Scientific classification
- Domain: Eukaryota
- Clade: Metamonada
- Phylum: incertae sedis
- Class: Notopharyngea
- Order: Barthelonida Shiratori et al. 2026
- Family: Barthelonidae Shiratori et al. 2026
- Genera: Barthelona; Microbarthelona; Parabarthelona;
- Diversity: 3 species

= Barthelonid =

Order of flagellates

Barthelonids are a group of anaerobic flagellates with two flagella. They belong to the Metamonada, a diverse group of anaerobes. In particular, they are closely related to skoliomonads, but are distinguished in having a more reduced ventral groove and lacking a flagellar vane. There are three described genera of barthelonids, each with one species, all grouped as a family Barthelonidae and order Barthelonida within the class Notopharyngea.

== Description ==

Barthelonids are flagellates, unicellular protists (a type of eukaryote) that use flagella for movement. They are anaerobic organisms that live swimming (or more rarely gliding) freely, consuming bacteria. Each cell presents a ventral groove, a feeding structure found in excavates, but the barthelonid groove is markedly reduced in comparison to that of skoliomonads and other metamonads, as it is less distinct and lacks a flagellar vane.

== Taxonomy ==

The first described barthelonid species was Barthelona vulgaris, first reported in 2000 from
flagellate cells isolated from marine sediment in Australia. This species, only characterized through light microscopy, remained with no clear taxonomic affinities. In 2020, five strains of Barthelona were isolated and genetically analyzed, revealing their position as a deep branch of Metamonada, a diverse group of anaerobic eukaryotes.
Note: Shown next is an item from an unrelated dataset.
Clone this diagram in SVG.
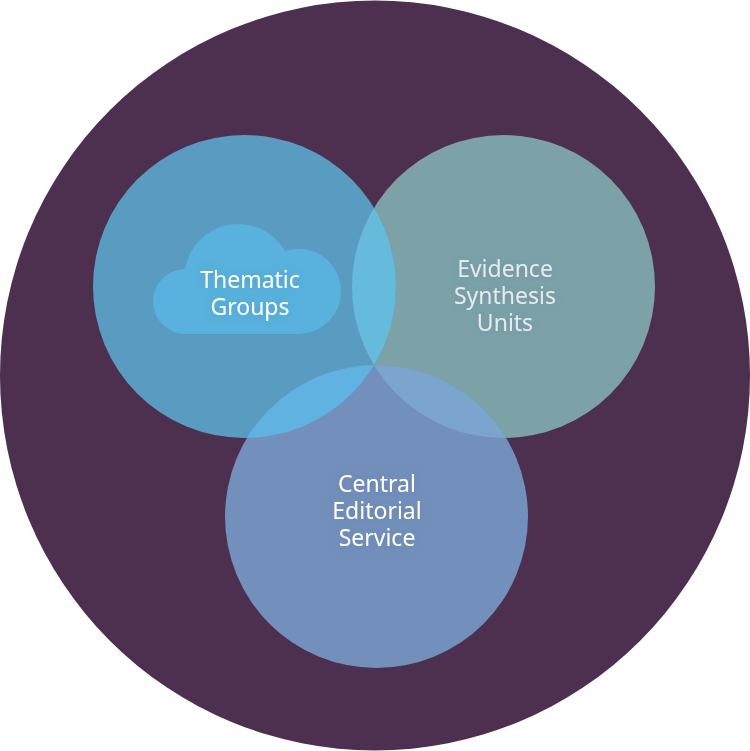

In 2026, some of these strains were further described and separated into their own species, each contained in a different genus: Microbarthelona vorax and Parabarthelona vacuolata, bringing the total number of barthelonid species to three. The new observations brought additional information on the traits that distinguish barthelonids from all other metamonads, and consequently a new family Barthelonidae and order Barthelonida were established. These were placed in a new class Notopharyngea, which also contains skoliomonads, placed in the order Skoliomonadida.